Note that "-man" is not an option - -m is the option, it says
which macro package to use, "an" is the name of the manual macros,
used that way, as in practice, no-one ever does "-m an" (though you
could) with the -m arg to *roff - the macro package name is (by convention)
always given with the -m (as above, as -man in this case, there are a whole
bunch of other possibilities, for documents written for those macros,
you have to use the right macros for the document, and usually the 'm'
is considered part of the macro set name (the manuscript macros ('s')

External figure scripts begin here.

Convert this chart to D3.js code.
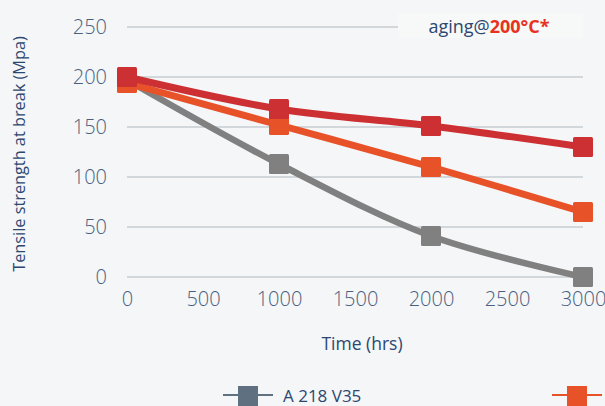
<!DOCTYPE html>
<html><head><meta charset="utf-8">
<script src="https://cdn.jsdelivr.net/npm/d3@7"></script>
<style>
html,body{margin:0;padding:0;background:#f4f6f8;overflow:hidden}
svg{display:block}
</style></head>
<body><svg id="c" width="605" height="406"></svg>
<script>
const times = [0, 1000, 2000, 3000];
const seriesNames = ["A 218 V35", "Series 2", "Series 3"];
const grayValues = [197, 113, 41, 0];
const orangeValues = [194, 152, 110, 65];
const redValues = [200, 168, 151, 130];
const yTicks = [0, 50, 100, 150, 200, 250];
const xTicks = [0, 500, 1000, 1500, 2000, 2500, 3000];

const W = 605, H = 406;
const svg = d3.select("#c");
svg.append("rect").attr("width", W).attr("height", H).attr("fill", "#f4f6f8");

const x = d3.scaleLinear().domain([0, 3000]).range([127, 583]);
const y = d3.scaleLinear().domain([0, 250]).range([277, 27]);

const tickColor = "#4a6080";
const fontFam = "'Open Sans', 'DejaVu Sans', sans-serif";

// gridlines
svg.append("g").selectAll("line").data(yTicks).join("line")
  .attr("x1", 127).attr("x2", 583)
  .attr("y1", d => y(d)).attr("y2", d => y(d))
  .attr("stroke", "#c6cdd0").attr("stroke-width", 1.3);

// y axis
const yAxis = svg.append("g").attr("transform", "translate(107,0)")
  .call(d3.axisLeft(y).tickValues(yTicks).tickSize(0).tickPadding(0));
yAxis.select(".domain").remove();
yAxis.selectAll("text").attr("font-family", fontFam).attr("font-size", 20)
  .attr("fill", tickColor).attr("font-weight", 300);

// x axis
const xAxis = svg.append("g").attr("transform", "translate(0,292)")
  .call(d3.axisBottom(x).tickValues(xTicks).tickSize(0).tickPadding(0).tickFormat(d3.format("d")));
xAxis.select(".domain").remove();
xAxis.selectAll("text").attr("font-family", fontFam).attr("font-size", 20)
  .attr("fill", tickColor).attr("font-weight", 300).attr("dy", "0.71em");

// axis titles
svg.append("text").attr("transform", "translate(25,154) rotate(-90)")
  .attr("text-anchor", "middle").attr("font-family", fontFam).attr("font-size", 16.3)
  .attr("fill", "#2c4770").text("Tensile strength at break (Mpa)");
svg.append("text").attr("x", 362).attr("y", 350)
  .attr("text-anchor", "middle").attr("font-family", fontFam).attr("font-size", 17.5)
  .attr("fill", "#2c4770").text("Time (hrs)");

// title box
svg.append("rect").attr("x", 398).attr("y", 13).attr("width", 185).attr("height", 25).attr("fill", "#f7f8f8");
const t = svg.append("text").attr("x", 489).attr("y", 33).attr("text-anchor", "middle")
  .attr("font-family", fontFam).attr("font-size", 18);
t.append("tspan").attr("fill", "#2c4770").text("aging@");
t.append("tspan").attr("fill", "#e8321e").attr("font-weight", "bold").text("200°C*");

const series = [
  { name: seriesNames[0], values: grayValues, color: "#808080", legendColor: "#5f7080", lw: 6.5 },
  { name: seriesNames[1], values: orangeValues, color: "#e85228", legendColor: "#e85228", lw: 7 },
  { name: seriesNames[2], values: redValues, color: "#cd3033", legendColor: "#cd3033", lw: 7 }
];

const line = d3.line().x(d => x(d[0])).y(d => y(d[1])).curve(d3.curveCatmullRom.alpha(0.5));
const ms = 20;
series.forEach(s => {
  const pts = times.map((t, i) => [t, s.values[i]]);
  svg.append("path").datum(pts).attr("d", line).attr("fill", "none")
    .attr("stroke", s.color).attr("stroke-width", s.lw).attr("stroke-linejoin", "round");
  svg.append("g").selectAll("rect").data(pts).join("rect")
    .attr("x", d => x(d[0]) - ms / 2).attr("y", d => y(d[1]) - ms / 2)
    .attr("width", ms).attr("height", ms).attr("rx", 1.5).attr("fill", s.color);
});

// legend (entries beyond the right edge are cut off, as in the reference)
const legendX = [223, 552, 880];
series.forEach((s, i) => {
  const g = svg.append("g").attr("transform", `translate(${legendX[i]},395)`);
  g.append("line").attr("x1", 0).attr("x2", 50).attr("y1", 0).attr("y2", 0)
    .attr("stroke", s.legendColor).attr("stroke-width", 2);
  g.append("rect").attr("x", 15).attr("y", -9).attr("width", 20).attr("height", 20).attr("fill", s.legendColor);
  if (legendX[i] + 60 < W) {
    g.append("text").attr("x", 60).attr("y", 7).attr("font-family", fontFam).attr("font-size", 17)
      .attr("fill", "#2c4770").text(s.name);
  }
});
</script></body></html>
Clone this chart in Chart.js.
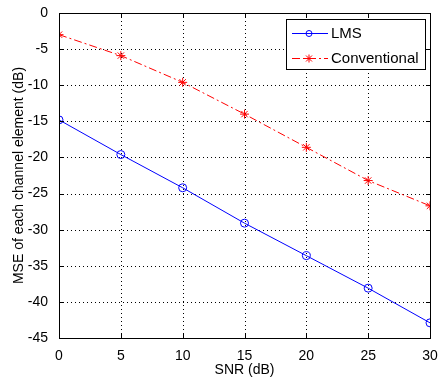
<!DOCTYPE html>
<html>
<head>
<meta charset="utf-8">
<script src="https://cdn.jsdelivr.net/npm/chart.js@4"></script>
<style>
  html, body { margin: 0; padding: 0; background: #fff; }
  #wrap { width: 446px; height: 382px; }
</style>
</head>
<body>
<div id="wrap"><canvas id="mseChart" width="446" height="382"></canvas></div>
<script>
// SNR points (dB)
const snr = [0, 5, 10, 15, 20, 25, 30];
// MSE values (dB)
const lmsMse = [-14.8, -19.6, -24.2, -29.1, -33.6, -38.1, -42.9];
const convMse = [-3.0, -5.9, -9.6, -14.0, -18.6, -23.2, -26.7];
const xTicks = [0, 5, 10, 15, 20, 25, 30];
const yTicks = [0, -5, -10, -15, -20, -25, -30, -35, -40, -45];

const FONT = 'Liberation Sans, Arial, Helvetica, sans-serif';

// dotted grid, frame, inward ticks and the boxed legend, matlab style
const matlabBox = {
    id: 'matlabBox',
    beforeDatasetsDraw(chart) {
        const { ctx, chartArea: a, scales } = chart;
        ctx.save();
        ctx.strokeStyle = '#000';
        ctx.lineWidth = 1;
        ctx.setLineDash([1, 3]);
        ctx.beginPath();
        xTicks.forEach(v => {
            const x = Math.round(scales.x.getPixelForValue(v)) + 0.5;
            ctx.moveTo(x, a.top); ctx.lineTo(x, a.bottom);
        });
        yTicks.forEach(v => {
            const y = Math.round(scales.y.getPixelForValue(v)) + 0.5;
            ctx.moveTo(a.left, y); ctx.lineTo(a.right, y);
        });
        ctx.stroke();
        ctx.restore();
    },
    afterDraw(chart) {
        const { ctx, chartArea: a, scales } = chart;
        ctx.save();
        ctx.strokeStyle = '#000';
        ctx.lineWidth = 1;
        ctx.setLineDash([]);
        ctx.strokeRect(Math.round(a.left) + 0.5, Math.round(a.top) + 0.5,
            Math.round(a.right - a.left), Math.round(a.bottom - a.top));
        ctx.beginPath();
        xTicks.forEach(v => {
            const x = Math.round(scales.x.getPixelForValue(v)) + 0.5;
            ctx.moveTo(x, a.bottom); ctx.lineTo(x, a.bottom - 4);
            ctx.moveTo(x, a.top); ctx.lineTo(x, a.top + 4);
        });
        yTicks.forEach(v => {
            const y = Math.round(scales.y.getPixelForValue(v)) + 0.5;
            ctx.moveTo(a.left, y); ctx.lineTo(a.left + 4, y);
            ctx.moveTo(a.right, y); ctx.lineTo(a.right - 4, y);
        });
        ctx.stroke();

        // legend
        const lx = 286, ly = 19, lw = 139, lh = 50;
        ctx.fillStyle = '#fff';
        ctx.fillRect(lx, ly, lw, lh);
        ctx.strokeRect(lx + 0.5, ly + 0.5, lw, lh);
        ctx.font = '15px ' + FONT;
        ctx.textBaseline = 'middle';
        chart.data.datasets.forEach((ds, i) => {
            const y = ly + 14 + i * 25;
            ctx.strokeStyle = ds.borderColor;
            ctx.setLineDash(ds.borderDash || []);
            ctx.beginPath();
            ctx.moveTo(lx + 6, y + 0.5); ctx.lineTo(lx + 42, y + 0.5);
            ctx.stroke();
            ctx.setLineDash([]);
            const cx = lx + 23;
            if (ds.pointStyle === 'circle') {
                ctx.beginPath();
                ctx.arc(cx, y + 0.5, 3, 0, Math.PI * 2);
                ctx.stroke();
            } else {
                ctx.beginPath();
                ctx.moveTo(cx - 4, y + 0.5); ctx.lineTo(cx + 4, y + 0.5);
                ctx.moveTo(cx, y - 3.5); ctx.lineTo(cx, y + 4.5);
                ctx.moveTo(cx - 3, y - 2.5); ctx.lineTo(cx + 3, y + 3.5);
                ctx.moveTo(cx + 3, y - 2.5); ctx.lineTo(cx - 3, y + 3.5);
                ctx.stroke();
            }
            ctx.fillStyle = '#000';
            ctx.fillText(ds.label, lx + 45, y + 1);
        });
        ctx.restore();
    }
};

new Chart(document.getElementById('mseChart'), {
    type: 'line',
    data: {
        datasets: [{
            label: 'LMS',
            data: snr.map((s, i) => ({ x: s, y: lmsMse[i] })),
            borderColor: '#0000ff',
            backgroundColor: 'rgba(0,0,0,0)',
            borderWidth: 1,
            pointStyle: 'circle',
            pointRadius: 4,
            pointBorderWidth: 1,
            tension: 0
        }, {
            label: 'Conventional',
            data: snr.map((s, i) => ({ x: s, y: convMse[i] })),
            borderColor: '#ff0000',
            backgroundColor: 'rgba(0,0,0,0)',
            borderWidth: 1,
            borderDash: [8, 3, 2, 3],
            pointStyle: 'star',
            pointRadius: 4.5,
            pointBorderWidth: 1,
            tension: 0
        }]
    },
    options: {
        responsive: false,
        animation: false,
        layout: { padding: { top: 13, right: 16, left: 11, bottom: 0 } },
        plugins: { legend: { display: false }, tooltip: { enabled: false } },
        scales: {
            x: {
                type: 'linear',
                min: 0, max: 30,
                afterBuildTicks: s => { s.ticks = xTicks.map(v => ({ value: v })); },
                afterFit: s => { s.height = 44; },
                grid: { display: false },
                border: { display: false },
                ticks: { color: '#000', font: { family: FONT, size: 14 }, padding: 2, maxRotation: 0 },
                title: { display: true, text: 'SNR (dB)', color: '#000', font: { family: FONT, size: 14 }, padding: { top: 0, bottom: 3 } }
            },
            y: {
                type: 'linear',
                min: -45, max: 0,
                afterBuildTicks: s => { s.ticks = yTicks.map(v => ({ value: v })); },
                afterFit: s => { s.width = 48; },
                grid: { display: false },
                border: { display: false },
                ticks: { color: '#000', font: { family: FONT, size: 14 }, padding: 3 },
                title: { display: true, text: 'MSE of each channel element (dB)', color: '#000', font: { family: FONT, size: 14 }, padding: { top: 0, bottom: 2 } }
            }
        }
    },
    plugins: [matlabBox]
});
</script>
</body>
</html>
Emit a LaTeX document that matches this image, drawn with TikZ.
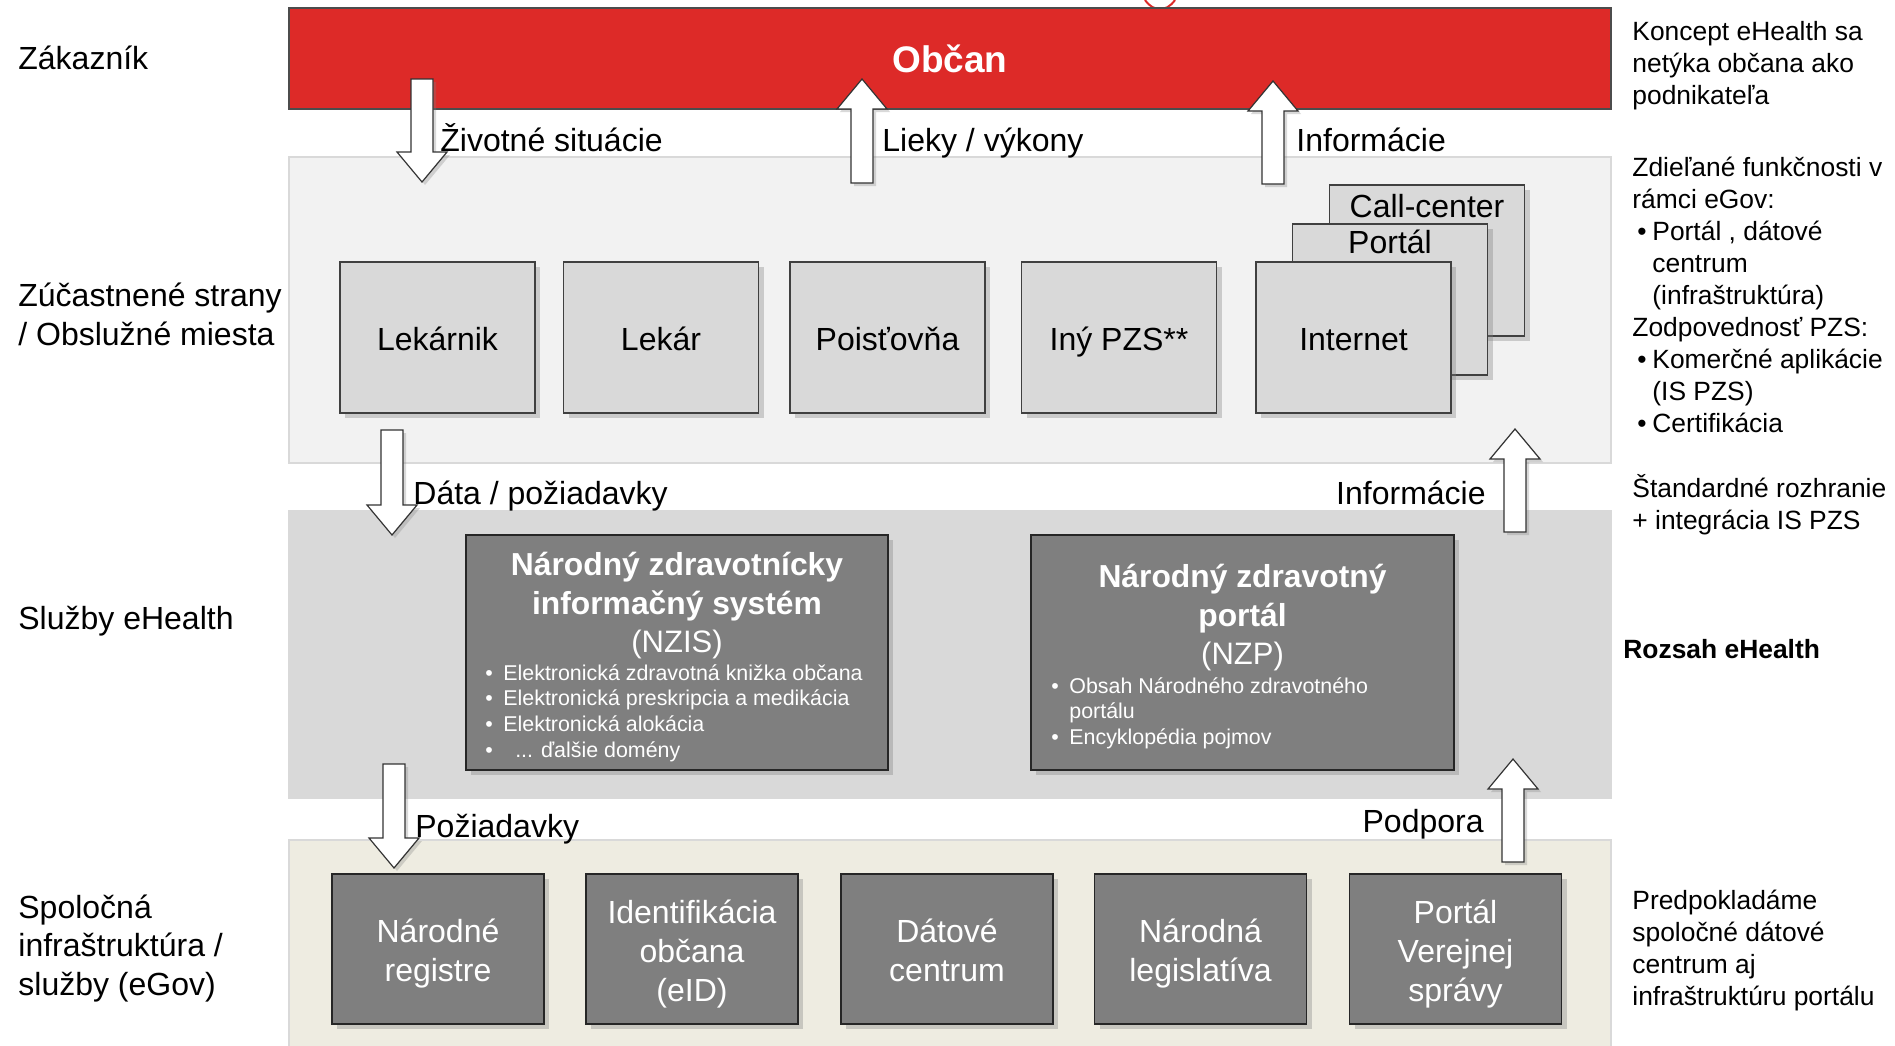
\documentclass[tikz,border=0pt]{standalone}
\usepackage{fontspec}
\setmainfont{Liberation Sans}
\usetikzlibrary{calc,shadows,positioning}

\definecolor{obcanred}{RGB}{221,42,40}
\definecolor{layerone}{RGB}{242,242,242}
\definecolor{layertwo}{RGB}{217,217,217}
\definecolor{layerthree}{RGB}{238,236,225}
\definecolor{boxlight}{RGB}{217,217,217}
\definecolor{boxdark}{RGB}{127,127,127}

\newcommand{\notebul}{\hspace*{2.5pt}\makebox[7.5pt][l]{\textbullet}}
\newcommand{\noteind}{\hspace*{10pt}}
\newcommand{\boxbul}{\makebox[9pt][l]{\textbullet}}
\newcommand{\topstrut}{\rule{0pt}{17pt}}
\newcommand{\botstrut}{\rule[-3.7pt]{0pt}{0pt}}
\newcommand{\blockarrow}[2]{%
  \draw[bigarrow] let \p1=(#1), \p2=(#2), \p3=($(#2)!15pt!(#1)$) in
    (\x1-5.5pt,\y1) -- (\x1-5.5pt,\y3) -- (\x1-12.5pt,\y3) -- (\p2)
    -- (\x1+12.5pt,\y3) -- (\x1+5.5pt,\y3) -- (\x1+5.5pt,\y1) -- cycle;}

\tikzset{
  layerbg/.style={fill=#1, draw=black!15, line width=1pt},
  sidetext/.style={anchor=west, align=left, inner sep=0pt, font=\fontsize{16}{19.4}\selectfont},
  notetext/.style={anchor=west, align=left, inner sep=0pt, font=\fontsize{13.2}{16}\selectfont},
  flowtext/.style={inner sep=0pt, font=\fontsize{16}{19}\selectfont},
  boxtext/.style={flowtext, text height=13pt, text depth=0pt},
  boxshadow/.style={drop shadow={shadow xshift=2.5pt, shadow yshift=-2.5pt, opacity=0.35}},
  lightbox/.style={draw=black!75, fill=boxlight, line width=0.8pt, boxshadow,
    minimum width=97.5pt, minimum height=75.5pt, inner sep=0pt, font=\fontsize{16}{19}\selectfont,
    text height=13pt, text depth=0pt},
  darkbox/.style={draw=black!85, fill=boxdark, line width=0.8pt, boxshadow, inner sep=0pt},
  infrabox/.style={darkbox, minimum width=106pt, minimum height=75pt, text=white, align=center,
    font=\fontsize{16}{19.4}\selectfont},
  bigarrow/.style={draw=black!80, fill=white, line width=0.6pt,
    drop shadow={shadow xshift=1.5pt, shadow yshift=-1.5pt, opacity=0.3}}
}

\begin{document}
\begin{tikzpicture}[x=0.5pt,y=-0.5pt]
  \useasboundingbox (0,0) rectangle (1895,1045);

  \draw[layerbg=layerone] (289,157) rectangle (1611,463);
  \draw[layerbg=layertwo] (289,511) rectangle (1611,798);
  \draw[layerbg=layerthree] (289,840) rectangle (1611,1050);
  \draw[obcanred, line width=1pt] (1145,0) .. controls (1150,7) and (1155,9) .. (1160,9)
    .. controls (1165,9) and (1170,7) .. (1175,0);

  \node[draw=black!70, fill=obcanred, line width=0.8pt, minimum width=661pt, minimum height=50.5pt,
    text=white, font=\bfseries\fontsize{18.5}{22}\selectfont] (obcan) at (950,58.5) {Občan};

  \node[sidetext] (zakaznik) at (18,58) {Zákazník};
  \node[sidetext] (strany) at (18,314.5) {Zúčastnené strany\\/ Obslužné miesta};
  \node[sidetext] (sluzby) at (18,621) {Služby eHealth};
  \node[sidetext] (infra) at (18,948.5) {Spoločná\\infraštruktúra /\\služby (eGov)};

  \node[lightbox] (lekarnik) at (437.5,337.5) {Lekárnik};
  \node[lightbox] (lekar) at (661,337.5) {Lekár};
  \node[lightbox] (poistovna) at (887.5,337.5) {Poisťovňa};
  \node[lightbox] (inypzs) at (1119,337.5) {Iný PZS**};
  \node[lightbox] (callcenter) at (1427,260.5) {};
  \node[boxtext, below=3.2pt of callcenter.north] (callcentertext) {Call-center};
  \node[lightbox] (portal) at (1390,299.5) {};
  \node[boxtext, below=1.9pt of portal.north] (portaltext) {Portál};
  \node[lightbox] (internet) at (1353.5,337.5) {Internet};

  \node[darkbox, minimum width=211pt, minimum height=117.5pt] (nzis) at (677,652.5) {};
  \node[anchor=north, align=center, inner sep=0pt, text=white, font=\bfseries\fontsize{15.9}{19.4}\selectfont]
    (nzistitle) at (677,551.5) {Národný zdravotnícky\\informačný systém\\{\mdseries\fontsize{15.5}{18.5}\selectfont (NZIS)}};
  \node[anchor=north west, align=left, inner sep=0pt, text=white, font=\fontsize{10.7}{12.9}\selectfont]
    (nzislist) at (485,664) {\boxbul Elektronická zdravotná knižka občana\\\boxbul Elektronická preskripcia a medikácia\\\boxbul Elektronická alokácia\\\boxbul\ \ ... ďalšie domény};

  \node[darkbox, minimum width=211.5pt, minimum height=117.5pt] (nzp) at (1242.5,652.5) {};
  \node[anchor=north, align=center, inner sep=0pt, text=white, font=\bfseries\fontsize{15.9}{19.4}\selectfont]
    (nzptitle) at (1242.5,563.5) {Národný zdravotný\\portál\\{\mdseries\fontsize{15.5}{18.5}\selectfont (NZP)}};
  \node[anchor=north west, align=left, inner sep=0pt, text=white, font=\fontsize{10.7}{12.9}\selectfont]
    (nzplist) at (1051,677) {\boxbul Obsah Národného zdravotného\\\hspace*{9pt}portálu\\\boxbul Encyklopédia pojmov};

  \node[infrabox] (registre) at (438,949) {\topstrut Národné\\registre\botstrut};
  \node[infrabox] (eid) at (692,949) {\topstrut Identifikácia\\občana\\(eID)\botstrut};
  \node[infrabox] (datacentrum) at (947,949) {\topstrut Dátové\\centrum\botstrut};
  \node[infrabox] (legislativa) at (1200.5,949) {\topstrut Národná\\legislatíva\botstrut};
  \node[infrabox] (portalvs) at (1455.5,949) {\topstrut Portál\\Verejnej\\správy\botstrut};

  \coordinate (situacieTail) at (422,79);
  \coordinate (situacieTip) at (422,182);
  \coordinate (liekyTail) at (862,183);
  \coordinate (liekyTip) at (862,79);
  \coordinate (infoTail) at (1273,184);
  \coordinate (infoTip) at (1273,81);
  \coordinate (dataTail) at (392,430);
  \coordinate (dataTip) at (392,535);
  \coordinate (info2Tail) at (1515,532);
  \coordinate (info2Tip) at (1515,429);
  \coordinate (poziadavkyTail) at (394,764);
  \coordinate (poziadavkyTip) at (394,868);
  \coordinate (podporaTail) at (1513,862);
  \coordinate (podporaTip) at (1513,759);

  \blockarrow{situacieTail}{situacieTip}
  \blockarrow{liekyTail}{liekyTip}
  \blockarrow{infoTail}{infoTip}
  \blockarrow{dataTail}{dataTip}
  \blockarrow{info2Tail}{info2Tip}
  \blockarrow{poziadavkyTail}{poziadavkyTip}
  \blockarrow{podporaTail}{podporaTip}

  \node[flowtext, anchor=base west] (situacie) at (440,151) {Životné situácie};
  \node[flowtext, anchor=base west] (lieky) at (882,151) {Lieky / výkony};
  \node[flowtext, anchor=base west] (info) at (1296,151) {Informácie};
  \node[flowtext, anchor=base west] (data) at (413,504) {Dáta / požiadavky};
  \node[flowtext, anchor=base east] (info2) at (1486,504) {Informácie};
  \node[flowtext, anchor=base west] (poziadavky) at (415,837) {Požiadavky};
  \node[flowtext, anchor=base east] (podpora) at (1484,832) {Podpora};

  \node[notetext] (koncept) at (1632,65.5) {Koncept eHealth sa\\netýka občana ako\\podnikateľa};
  \node[notetext] (egov) at (1632,295) {Zdieľané funkčnosti v\\rámci eGov:\\\notebul Portál , dátové\\\noteind centrum\\\noteind (infraštruktúra)\\Zodpovednosť PZS:\\\notebul Komerčné aplikácie\\\noteind (IS PZS)\\\notebul Certifikácia};
  \node[notetext] (rozhranie) at (1632,504.5) {Štandardné rozhranie\\+ integrácia IS PZS};
  \node[notetext, font=\bfseries\fontsize{13.2}{16}\selectfont] (rozsah) at (1623,649) {Rozsah eHealth};
  \node[notetext] (predpoklad) at (1632,950.5) {Predpokladáme\\spoločné dátové\\centrum aj\\infraštruktúru portálu};
\end{tikzpicture}
\end{document}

are -ms, memorandum macros ('m') -mm, Eric's macros ('e') -me, the
manual macros ('an') -man, the doc (new form macros) 'doc' (-mdoc),
and the man/mdoc work it out and use either -man -or -mdoc, macros
("andoc") are -mandoc).

I would also suggest not redirecting stderr to /dev/null - if anything
is being printed to stderr, you (or someone) probably wants to investigate,
as it usually indicates some kind of error.